D’un côté, il y a les militants anti-G8 qui recommandent des chaussures de course. Et de l’autre, le supermodel Heidi Klum qui vante les mérites des sandales Birkenstock. Monde à l’envers?
A la veille des manifestations anti-G8, il est un point sur lequel militants violents et non violents tombent facilement d’accord: la manière de se chausser le jour J.
«Porte des fringues sombres, un blouson, une écharpe-cagoule, une capuche et des chaussures qui te permettent de courir». C’est la consigne découverte parmi les «Conseils pour les manifs» du site de futurs casseurs Veganarkist.
«Portez des chaussures permettant de courir, si nécessaire les modèles tenant bien la cheville sont recommandés», indique également le «Petit guide juridique du manifestant» dans sa «check-list avant la manifestation».
Alors, que chausser? Des Nike fabriquées par de petites mains asiatiques? Des Reebok, des Adidas, des Converses ou des Camper pas toujours éthiquement correctes non plus?
Finie l’époque qui voyait défiler toute la collection Birkenstock aux pieds des contestataires. La fameuse sandale plate est devenue, si l’on en croit la page newsmode du magazine Elle, «incontournable chez les fashion victims». Sur le site féminin Newsfam, on admet que «ce n’est pas d’une finesse folle, mais c’est hype (méga hype même) et facile à porter. En cuir vieilli et brides tressées par Zucca, la paire revient à 320 euros.»
Hier encore, se montrer en public chaussé semelle-de-liège et lanières-de-cuir était ressenti comme une forme de provocation, l’expression d’une contestation, une manière de prôner un retour à la nature, un refus de la société de consommation. Une société qui parvient à tout récupérer à des fins mercantiles. Même, qui l’eut cru, ce compromis entre le sabot Scholl de l’infirmière et la sandalette monastique du touriste hollandais qu’est une paire de Birkenstock!

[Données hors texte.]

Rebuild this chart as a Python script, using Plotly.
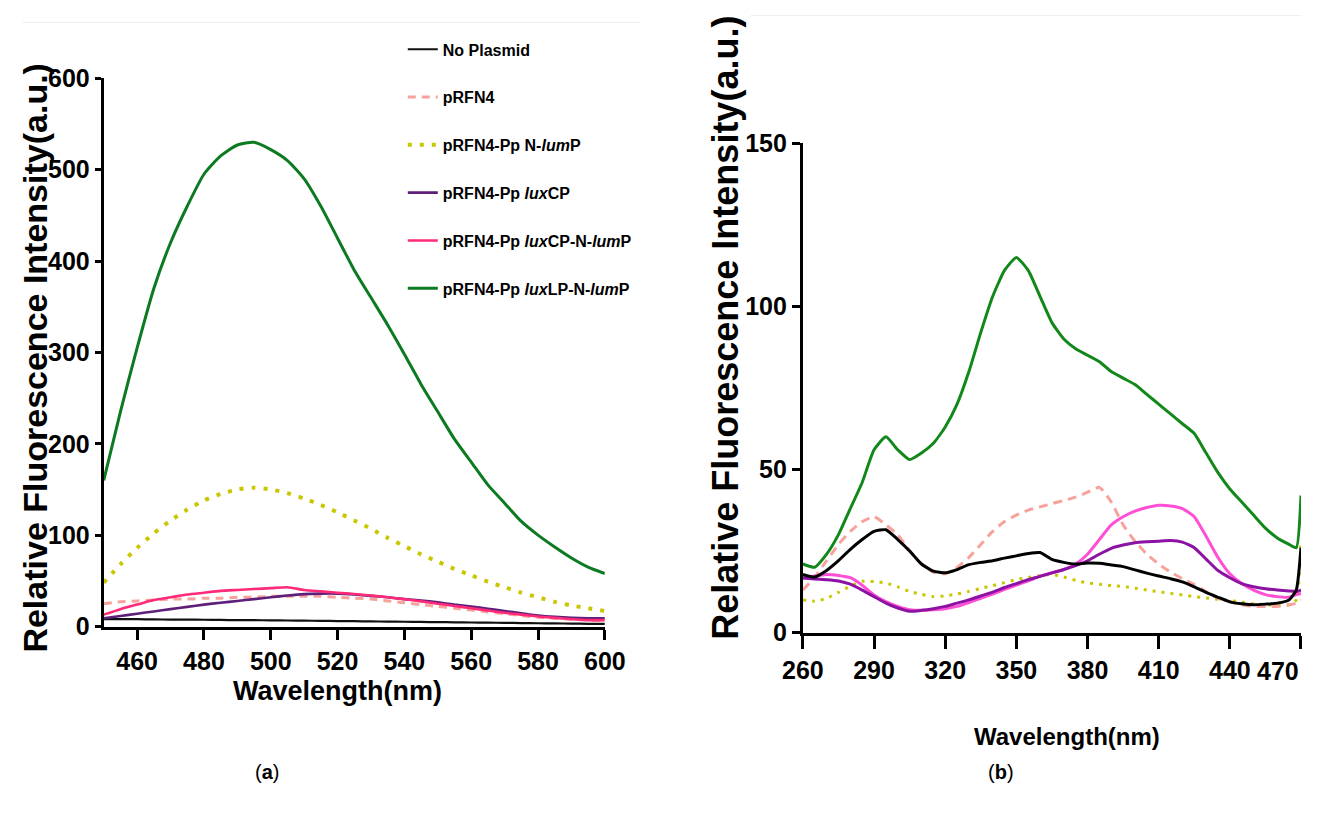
import plotly.graph_objects as go

# ---------------- Panel (a) data ----------------
wl_a = list(range(450, 601, 5))
no_plasmid_a = [8, 8, 8, 7.8, 7.6, 7.5, 7.4, 7.2, 7, 6.9, 6.8, 6.6, 6.4, 6.2, 6, 5.8,
                5.6, 5.4, 5.2, 5, 4.8, 4.6, 4.4, 4.2, 4, 3.8, 3.6, 3.4, 3.2, 3, 2.8]
prfn4_a = [25, 27, 28, 29, 30, 30, 31, 31, 32, 32, 33, 33, 33, 33, 32, 31,
           30, 28, 26, 24, 22, 20, 18, 16, 14, 12, 10, 9, 8, 7, 6]
nlump_a = [48, 68, 86, 102, 116, 128, 138, 145, 150, 152, 150, 146, 140, 133, 125, 116,
           107, 97, 88, 79, 71, 63, 56, 49, 43, 37, 32, 27, 23, 20, 17]
luxcp_a = [9, 11.5, 14, 16.5, 19, 21.5, 24, 26, 28, 30, 32, 34, 35.5, 36, 36, 35,
           33.5, 32, 30, 28.5, 26.5, 24, 22, 19.5, 17, 14.5, 12, 10.5, 9.5, 9, 9]
luxcp_nlump_a = [13, 19, 24, 29, 32, 35, 37, 39, 40, 41, 42, 43, 40, 38.5, 37, 35.5,
                 34, 32, 30, 27.5, 25, 22.5, 20, 17.5, 15, 13, 11, 9.5, 8, 7, 7]
luxlp_nlump_a = [160, 235, 305, 370, 420, 460, 495, 515, 527, 530, 522, 510, 490, 460, 425, 390,
                 360, 330, 298, 265, 235, 205, 180, 155, 135, 115, 100, 87, 75, 65, 58]

# ---------------- Panel (b) data ----------------
wl_b = [260, 265, 270, 275, 280, 285, 290, 295, 300, 305, 310, 315, 320, 325, 330, 335,
        340, 345, 350, 355, 360, 365, 370, 375, 380, 385, 390, 395, 400, 405, 410, 415,
        420, 425, 430, 435, 440, 445, 450, 455, 460, 465, 468, 470]
no_plasmid_b = [17.8, 17, 19, 22, 25.5, 28.5, 31, 31.5, 28.5, 25, 21, 18.8, 18.3, 19.3, 20.8, 21.5,
                22, 22.8, 23.5, 24.2, 24.5, 22.4, 21.5, 21, 21.3, 21.2, 20.7, 20.2, 19.2, 18.2, 17.3, 16.5,
                15.5, 14, 12.3, 10.8, 9.4, 8.8, 8.5, 8.7, 9, 10, 13, 26]
prfn4_b = [13, 17, 22, 27, 31, 34, 35.5, 33, 30, 25, 21, 18.5, 18, 20, 23, 27,
           31, 34, 36, 37.5, 38.5, 39.5, 40.5, 41.5, 43, 44.5, 40, 33, 28, 24, 21, 18.5,
           16.5, 14.7, 12.5, 10.5, 9.5, 8.5, 8, 8, 8, 8.5, 9, 10]
nlump_b = [10, 9.6, 10.5, 12.3, 14.2, 15.7, 15.6, 15.2, 14, 12.6, 11.7, 11, 11.2, 11.8, 12.6, 13.5,
           14.4, 15.3, 16.2, 16.9, 17.4, 17.8, 17, 16, 15.2, 14.8, 14.4, 14.1, 13.6, 13, 12.5, 12,
           11.5, 11, 10.6, 10.2, 9.8, 9.3, 8.8, 8.5, 8.4, 8.5, 10, 28]
luxcp_b = [16.7, 16.4, 16.2, 15.8, 14.8, 13, 11, 9, 7.5, 6.5, 6.8, 7.3, 8, 9, 10, 11.2,
           12.4, 13.8, 15, 16.2, 17.2, 18.3, 19.3, 20.5, 22, 24, 25.8, 26.8, 27.5, 27.8, 28, 28.2,
           27.7, 26, 22.5, 19, 16.8, 15, 14, 13.4, 13, 12.7, 12.6, 13]
luxcp_nlump_b = [16.7, 17.3, 17.8, 17.5, 16.8, 14.5, 11.5, 9.5, 8, 7, 6.8, 7, 7.3, 8, 9.2, 10.5,
                 11.8, 13.2, 14.5, 15.8, 17.3, 18.3, 19.3, 21, 24, 28.5, 33, 35.5, 37.2, 38.3, 39, 38.8,
                 38, 35.5, 29.5, 23, 18, 15, 13, 11.6, 11, 10.8, 11.6, 12]
luxlp_nlump_b = [21, 20, 24, 30, 38, 46, 56, 60, 56, 53, 55, 58, 63, 70, 80, 92,
                 103, 111, 115, 111, 103, 95, 90, 87, 85, 83, 80, 78, 76, 73, 70, 67,
                 64, 61, 55, 49, 44, 40, 36, 32, 29, 27, 26, 42]

ticks_a_x = list(range(460, 601, 20))
ticks_a_y = list(range(0, 601, 100))
ticks_b_x = list(range(260, 471, 30))
ticks_b_y = [0, 50, 100, 150]

names = ["No Plasmid", "pRFN4", "pRFN4-Pp N-<i>lum</i>P", "pRFN4-Pp <i>lux</i>CP",
         "pRFN4-Pp <i>lux</i>CP-N-<i>lum</i>P", "pRFN4-Pp <i>lux</i>LP-N-<i>lum</i>P"]

W, H = 1322, 814
# the photographed page shows the figure slightly reduced about its centre;
# these helpers convert target photo pixels into paper fractions
SX, OX, SY, OY = 0.968, 20.3, 0.967, 13.6
def px(x): return min(1.0, max(0.0, ((x - OX) / SX) / W))
def py(y): return min(1.0, max(0.0, 1 - ((y - OY) / SY) / H))

fig = go.Figure()

# Panel a traces
styles_a = [
    dict(color="#111111", width=2.2),
    dict(color="#F7A39C", width=3, dash="8px,6px"),
    dict(color="#C9C800", width=4, dash="4px,8px"),
    dict(color="#5E1F7A", width=2.6),
    dict(color="#FF2A78", width=2.6),
    dict(color="#0B7A20", width=3),
]
series_a = [no_plasmid_a, prfn4_a, nlump_a, luxcp_a, luxcp_nlump_a, luxlp_nlump_a]
for i, (nm, ys, st) in enumerate(zip(names, series_a, styles_a)):
    fig.add_trace(go.Scatter(x=wl_a, y=ys, mode="lines", name="<b>" + nm + "</b>",
                             line=dict(shape="spline", smoothing=0.6, **st),
                             xaxis="x", yaxis="y", legendgroup="g%d" % i, showlegend=True))

# Panel b traces
styles_b = [
    dict(color="#000000", width=3),
    dict(color="#F7A39C", width=3, dash="9px,6px"),
    dict(color="#C9C800", width=3, dash="3px,6px"),
    dict(color="#8C12A3", width=3),
    dict(color="#FF4FD6", width=3),
    dict(color="#13881A", width=3),
]
series_b = [no_plasmid_b, prfn4_b, nlump_b, luxcp_b, luxcp_nlump_b, luxlp_nlump_b]
order_b = [2, 1, 4, 3, 0, 5]
for i in order_b:
    fig.add_trace(go.Scatter(x=wl_b, y=series_b[i], mode="lines", name=names[i],
                             line=dict(shape="spline", smoothing=0.5, **styles_b[i]),
                             xaxis="x2", yaxis="y2", showlegend=False))

bold_font = "Liberation Sans, Arial, sans-serif"
tick_font = dict(family=bold_font, size=25, color="black", weight="bold")

common_ax = dict(showline=True, linecolor="black", linewidth=3, ticks="outside",
                 tickcolor="black", tickwidth=3, showgrid=False, zeroline=False)

# last x tick label of panel b sits at the very edge: draw it as an annotation that stays inside
ticktext_b_x = [str(v) for v in ticks_b_x[:-1]] + [""]

fig.update_layout(
    width=W, height=H, margin=dict(l=0, r=0, t=0, b=0),
    paper_bgcolor="white", plot_bgcolor="white",
    xaxis=dict(domain=[px(103), px(604)], range=[450, 600], anchor="y",
               tickvals=ticks_a_x, ticklen=10, tickfont=tick_font, **common_ax),
    yaxis=dict(domain=[py(627), py(78)], range=[0, 600], anchor="x",
               tickvals=ticks_a_y, ticklen=6, tickfont=tick_font, **common_ax),
    xaxis2=dict(domain=[px(802), px(1301)], range=[260, 470], anchor="y2",
                tickvals=ticks_b_x, ticktext=ticktext_b_x, ticklen=13, tickfont=tick_font, **common_ax),
    yaxis2=dict(domain=[py(633), py(143)], range=[0, 150], anchor="x2",
                tickvals=ticks_b_y, ticklen=8, tickfont=tick_font, **common_ax),
    legend=dict(x=px(402), y=py(32), xanchor="left", yanchor="top",
                font=dict(family=bold_font, size=16, color="black"),
                traceorder="grouped", tracegroupgap=24, bgcolor="rgba(0,0,0,0)"),
    showlegend=True,
)

annos = [
    dict(text="<b>Relative Fluorescence Intensity(a.u.)</b>", x=px(34), y=py(358), textangle=-90,
         font=dict(family=bold_font, size=34, color="black")),
    dict(text="<b>Wavelength(nm)</b>", x=px(337), y=py(692),
         font=dict(family=bold_font, size=27, color="black")),
    dict(text="<b>Relative Fluorescence Intensity(a.u.)</b>", x=px(725), y=py(328), textangle=-90,
         font=dict(family=bold_font, size=36, color="black")),
    dict(text="<b>Wavelength(nm)</b>", x=px(1066), y=py(737),
         font=dict(family=bold_font, size=24, color="black")),
    dict(text="(<b>a</b>)", x=px(266), y=py(773), font=dict(family=bold_font, size=20, color="black")),
    dict(text="(<b>b</b>)", x=px(1000), y=py(773), font=dict(family=bold_font, size=20, color="black")),
]
for a in annos:
    fig.add_annotation(xref="paper", yref="paper", xanchor="center", yanchor="middle",
                       showarrow=False, **a)

fig.add_annotation(text="<b>%d</b>" % ticks_b_x[-1], xref="paper", yref="paper",
                   x=1.0, y=py(672), xanchor="right", yanchor="middle", showarrow=False,
                   font=dict(family=bold_font, size=25, color="black"))

# faint frame lines at top of each panel image
fig.add_shape(type="line", xref="paper", yref="paper", x0=px(22), x1=px(640), y0=py(22), y1=py(22),
              line=dict(color="#EEEEEE", width=1))
fig.add_shape(type="line", xref="paper", yref="paper", x0=px(750), x1=px(1322), y0=py(15), y1=py(15),
              line=dict(color="#EEEEEE", width=1))

post = ("document.documentElement.style.margin='0';document.body.style.margin='0';"
        "document.body.style.padding='0';"
        "document.documentElement.style.overflow='hidden';document.body.style.overflow='hidden';")

fig.write_html("out.html", config={"displayModeBar": False}, post_script=post)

Plus ancienne que la Révolution française — elle date de 1774 –, cette marque allemande porte le nom de famille de ses créateurs. Il suffit d’ouvrir les yeux pour s’en convaincre, la vocation première de ses produits n’était pas la beauté mais la santé. Selon un professeur berlinois de l’Institut des sciences culturelles, spécialiste es sandales (oui, ça existe!), la sandale orthopédique en question aurait contribué à la «suppression puritaine des sexes».
Les toute récentes créations en strass de la top modèle Heidi Klum ne sauraient être accusées de pareil dessein. La belle Rhénane a été transformée par les soins de Birkenstock en designer et ambassadrice de charme. Elle confie avoir eu l’inspiration de son prototype lors d’un vol entre New York et Los Angeles.
Délaissée par des jeunes confrontés aux forces de l’ordre, la «sandale de Jésus» joue la carte glamour. Comme la concurrence, elle ne saurait négliger la dimension «éthique».
Ainsi, pour fêter les trente ans de son modèle Arizona, Birkenstock vient de faire appel à quelques célébrités (Chris Isaak, Cindy Crawford, Robin Williams et d’autres) qui ont mis leur griffe sur la sandale. Dès le 27 mai, leurs œuvres seront en vente au profit d’une fondation vouée à la lutte contre le sida chez les enfants.
Et comme si cela ne suffisait pas, Birkenstock a confié au créateur lausannois Yves Béhar, jeune star internationale du design, le développement d’une nouvelle ligne de sandales futuristes estampillées Fuseproject.
La mode Birkenstock et tongs survivra-t-elle à l’été 2003? Portée avec une maille irlandaise, notre sandale s’apprête à passer automne et hiver. Le couturier Jean Paul Gaultier en fait un accessoire indispensable de sa prochaine collection.